The fashion for foraging has attracted controversy. Should we all be doing it, and if so, how can we do it safely?
Few people are without experience of time spent in some bucolic, sun-kissed location, searching for free food.
I myself have happy childhood memories of blackberrying, collecting winkles on Yorkshire beaches, roasting hauls of sweet chestnuts over fire and returning to a particular field where giant puff balls grew prolifically. It wasn’t all about food, either; everyone at my school knew exactly how to use rosehips nefariously.
Foraging is often a way of life for country dwellers, but urbanites are increasingly awakening to its joys too.
This isn’t simply due to the thrill of the hunt, or the chance to get some fresh air, or even through necessity (although food prices are getting out of control). It’s also down to having our collective interest piqued by some influential Scandinavians. In particular, king of the foraging movement, René Redzepi has had huge impact on our chefs, who are increasingly using weird and wonderful foraged ingredients in their menus.

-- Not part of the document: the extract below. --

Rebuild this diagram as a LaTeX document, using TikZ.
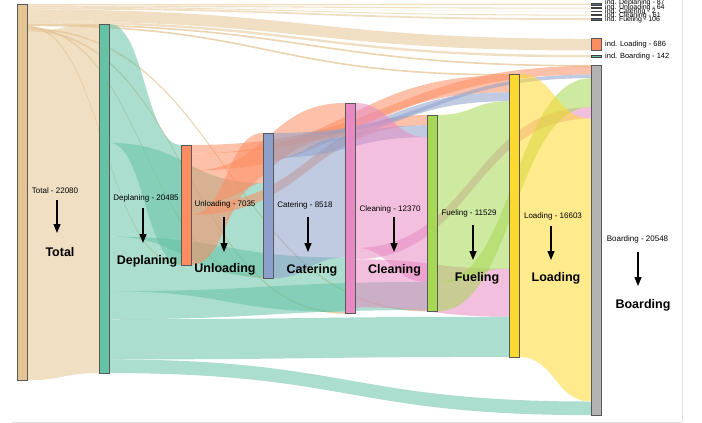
\documentclass[tikz,border=0pt]{standalone}
\usepackage{fontspec}
\setmainfont{Liberation Sans}
\usetikzlibrary{arrows.meta,calc}
\definecolor{cTot}{HTML}{E5C494}
\definecolor{cDep}{HTML}{66C2A5}
\definecolor{cUnl}{HTML}{FC8D62}
\definecolor{cCat}{HTML}{8DA0CB}
\definecolor{cCln}{HTML}{E78AC3}
\definecolor{cFue}{HTML}{A6D854}
\definecolor{cLoa}{HTML}{FFD92F}
\definecolor{cBoa}{HTML}{B3B3B3}
\definecolor{cSlate}{HTML}{5B6680}
\pgfdeclarelayer{bg}
\pgfsetlayers{bg,main}
% band from node #1 (y #2..#3) to node #4 (y #5..#6), style #7
\newcommand\band[7]{%
  \fill[fill opacity=0.55, #7] let \p1=(#1.east), \p2=(#4.west), \n1={0.5*\x1+0.5*\x2} in
  (\x1,-#2pt) .. controls (\n1,-#2pt) and (\n1,-#5pt) .. (\x2,-#5pt)
  -- (\x2,-#6pt) .. controls (\n1,-#6pt) and (\n1,-#3pt) .. (\x1,-#3pt) -- cycle;}
\begin{document}
\begin{tikzpicture}[x=1pt,y=-1pt,
  nd/.style={draw=black!65, line width=0.7pt, minimum width=10pt, inner sep=0pt, outer sep=0pt, anchor=north west},
  ind/.style={draw=black!75, line width=0.6pt, minimum width=10pt, inner sep=0pt, outer sep=0pt, anchor=north west},
  sm/.style={font=\fontsize{8}{9}\selectfont, inner sep=0pt},
  big/.style={font=\fontsize{12.5}{14}\selectfont\bfseries, inner sep=0pt},
  lg/.style={font=\fontsize{7.5}{8}\selectfont, inner sep=0pt, anchor=west},
  lgs/.style={font=\fontsize{7}{7}\selectfont, inner sep=0pt, anchor=west},
  thin/.style={cTot, fill opacity=0.75},
  arr/.style={-{Triangle[width=7pt,length=9pt]}, line width=1.4pt},
  frame/.style={draw=black!12, line width=1pt}]
\useasboundingbox (0,0) rectangle (702,423);
\draw[frame] (12,422) -- (682,422);
\draw[frame] (682,0) -- (682,422);
% main nodes
\node[nd, fill=cTot, minimum height=376.3pt] (tot) at (17,4) {};
\node[nd, fill=cDep, minimum height=349.1pt] (dep) at (99,24) {};
\node[nd, fill=cUnl, minimum height=119.9pt] (unl) at (181,145) {};
\node[nd, fill=cCat, minimum height=145.1pt] (cat) at (263,133) {};
\node[nd, fill=cCln, minimum height=210.8pt] (cln) at (345,103) {};
\node[nd, fill=cFue, minimum height=196.5pt] (fue) at (427,115) {};
\node[nd, fill=cLoa, minimum height=282.9pt] (loa) at (509,74) {};
\node[nd, fill=cBoa, minimum height=350.1pt] (boa) at (591,65) {};
% individual nodes
\node[ind, fill=cSlate, minimum height=1.48pt] (iDep) at (591,3.6) {};
\node[ind, fill=black, minimum height=1.09pt] (iUnl) at (591,7.6) {};
\node[ind, fill=black, minimum height=0.03pt] (iCat) at (591,11.2) {};
\node[ind, fill=black!80, minimum height=1.04pt] (iCln) at (591,14.6) {};
\node[ind, fill=cSlate, minimum height=1.81pt] (iFue) at (591,18.2) {};
\node[nd, fill=cUnl, minimum height=11.69pt] (iLoa) at (591,38.8) {};
\node[ind, fill=cDep, minimum height=2.42pt] (iBoa) at (591,55.0) {};
\begin{pgfonlayer}{bg}
% Total
\band{tot}{4.00}{5.48}{iDep}{3.6}{5.08}{cTot}
\band{tot}{5.48}{6.57}{iUnl}{7.6}{8.69}{cTot}
\band{tot}{6.57}{6.80}{iCat}{11.2}{11.43}{cTot}
\band{tot}{6.70}{7.64}{iCln}{14.6}{15.64}{cTot}
\band{tot}{7.64}{9.45}{iFue}{18.2}{20.01}{cTot}
\band{tot}{9.45}{21.14}{iLoa}{38.8}{50.49}{cTot}
\band{tot}{21.14}{23.56}{iBoa}{55.0}{57.42}{cTot}
\band{tot}{23.56}{25.16}{boa}{65.00}{66.60}{thin}
\band{tot}{24.53}{26.13}{loa}{74.00}{75.60}{thin}
\band{tot}{25.72}{27.32}{unl}{263.27}{264.87}{thin}
\band{tot}{26.74}{28.34}{cat}{276.54}{278.14}{thin}
\band{tot}{28.10}{29.70}{fue}{309.85}{311.45}{thin}
\band{tot}{29.46}{31.16}{cln}{312.08}{313.78}{thin}
\band{tot}{31.16}{380.22}{dep}{24.00}{373.06}{cTot}
% Deplaning
\band{dep}{24.00}{142.85}{unl}{145.00}{263.85}{cDep}
\band{dep}{142.85}{236.62}{cat}{183.01}{276.78}{cDep}
\band{dep}{236.62}{291.15}{cln}{257.55}{312.08}{cDep}
\band{dep}{291.15}{319.25}{fue}{281.99}{310.09}{cDep}
\band{dep}{319.25}{359.43}{loa}{316.74}{356.92}{cDep}
\band{dep}{359.43}{373.06}{boa}{401.51}{415.14}{cDep}
% Unloading
\band{unl}{145.00}{153.52}{boa}{65.97}{74.49}{cUnl}
\band{unl}{153.52}{170.56}{loa}{75.19}{92.23}{cUnl}
\band{unl}{170.56}{204.64}{cln}{103.00}{137.08}{cUnl}
\band{unl}{204.64}{214.86}{fue}{115.00}{125.22}{cUnl}
\band{unl}{214.86}{264.87}{cat}{133.00}{183.01}{cUnl}
% Catering
\band{cat}{133.00}{136.71}{boa}{74.49}{78.20}{cCat}
\band{cat}{136.71}{145.74}{loa}{92.23}{101.26}{cCat}
\band{cat}{145.74}{157.67}{fue}{125.22}{137.15}{cCat}
\band{cat}{157.67}{278.14}{cln}{137.08}{257.55}{cCat}
% Cleaning
\band{cln}{103.00}{247.84}{fue}{137.15}{281.99}{cCln}
\band{cln}{247.84}{259.26}{boa}{107.17}{118.59}{cCln}
\band{cln}{259.26}{307.25}{loa}{268.75}{316.74}{cCln}
% Fueling
\band{fue}{115.00}{282.49}{loa}{101.26}{268.75}{cFue}
\band{fue}{282.49}{311.46}{boa}{78.20}{107.17}{cFue}
% Loading
\band{loa}{74.00}{356.92}{boa}{118.59}{401.51}{cLoa}
\end{pgfonlayer}
% legend texts
\node[lgs] (tDep) at (605,3.0) {ind. Deplaning - 87};
\node[lgs] (tUnl) at (605,7.2) {ind. Unloading - 64};
\node[lgs] (tCat) at (605,11.2) {ind. Catering - 2};
\node[lgs] (tCln) at (605,15.2) {ind. Cleaning - 61};
\node[lgs] (tFue) at (605,19.4) {ind. Fueling - 106};
\node[lg] (tLoa) at (605,44.3) {ind. Loading - 686};
\node[lg] (tBoa) at (605,56.2) {ind. Boarding - 142};
% labels and arrows
\node[sm] (lTot) at (55,191) {Total - 22080};
\node[big] (bTot) at (60,252) {Total};
\coordinate (sTot) at (57,200); \coordinate (eTot) at (57,233);
\draw[arr] (sTot) -- (eTot);
\node[sm] (lDep) at (146,198) {Deplaning - 20485};
\node[big] (bDep) at (147,261) {Deplaning};
\coordinate (sDep) at (143,208); \coordinate (eDep) at (143,243);
\draw[arr] (sDep) -- (eDep);
\node[sm] (lUnl) at (225,204) {Unloading - 7035};
\node[big] (bUnl) at (225,269) {Unloading};
\coordinate (sUnl) at (224,217); \coordinate (eUnl) at (224,252);
\draw[arr] (sUnl) -- (eUnl);
\node[sm] (lCat) at (305,205) {Catering - 8518};
\node[big] (bCat) at (312,270) {Catering};
\coordinate (sCat) at (308,217); \coordinate (eCat) at (308,252);
\draw[arr] (sCat) -- (eCat);
\node[sm] (lCln) at (390,209) {Cleaning - 12370};
\node[big] (bCln) at (394.5,270) {Cleaning};
\coordinate (sCln) at (394,217); \coordinate (eCln) at (394,252);
\draw[arr] (sCln) -- (eCln);
\node[sm] (lFue) at (469,213) {Fueling - 11529};
\node[big] (bFue) at (477,278) {Fueling};
\coordinate (sFue) at (473,225); \coordinate (eFue) at (473,260);
\draw[arr] (sFue) -- (eFue);
\node[sm] (lLoa) at (553,216) {Loading - 16603};
\node[big] (bLoa) at (556,278) {Loading};
\coordinate (sLoa) at (551,226); \coordinate (eLoa) at (551,260);
\draw[arr] (sLoa) -- (eLoa);
\node[sm] (lBoa) at (637.5,239) {Boarding - 20548};
\node[big] (bBoa) at (643,305) {Boarding};
\coordinate (sBoa) at (638,252); \coordinate (eBoa) at (638,286);
\draw[arr] (sBoa) -- (eBoa);
\end{tikzpicture}
\end{document}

At the same time, food writer Trina Hahnemann is evangelising to the home cook about ingredients such as ground elder (the bane of many a gardener’s life, but with quite a delicate flavour when steamed).
Why the controversy?
Of course, any foraging in a limited space is not sustainable and can do untold damage to the environment unless people act responsibly, which they so often don’t.
There is also the fact that it’s against the law to pick wild mushrooms for commercial gain, not to mention the safety issues – highlighted most dramatically by some fatalities due to mushroom poisoning.
So how do we forage safely and selflessly?
DO have a good field guide, to avoid cases of mistaken identity. Jazzing up a simple dish of mushrooms on toast or this crepe gratin with your haul could be wonderful, but isn’t worth taking a risk over. Likewise, make sure your wild garlic isn’t, in fact, lily of the valley.
DO avoid pollutants. Their presence isn’t always obvious – hedgerow fruits in quiet country lanes might be coated in pesticides and other chemicals from crop spraying. Conversely all those fruit trees planted along major highways are much safer now our petrol is lead free, even if traffic noise doesn’t exactly make for a pleasant experience. Explore urban wastelands and commons, but again, be wary of ex industrial sites, garden chemicals and nettle patches which may be watered by the local dog population.
DON’T be greedy. Many crops grow in abundance – blackberries, sloes, elderflowers, crab apples – but not every year. Only take what you need and don’t be tempted to strip a whole area.
DO explore your area. Besides the usual suspects above, I've found juniper, rosemary, rhubarb, morello cherries, damsons, Mirabelle plums, all growing wild in my bit of Ealing.
DO explore the possibilities. Our landscape is teeming with produce we may not think of looking for – here are a few suggestions:
1) Infuse gin with pine needles to make this highly original cocktail.
2) Substitute cultivated for wild - forage for horseradish, wild parsnips, wild garlic.
3) Head for the seaside for seaweed, buckthorn, samphire, as well as winkles, cockles, razor clams.
4) Scourge your garden of weeds (ground elder, chickweed) and edible pests such as snails.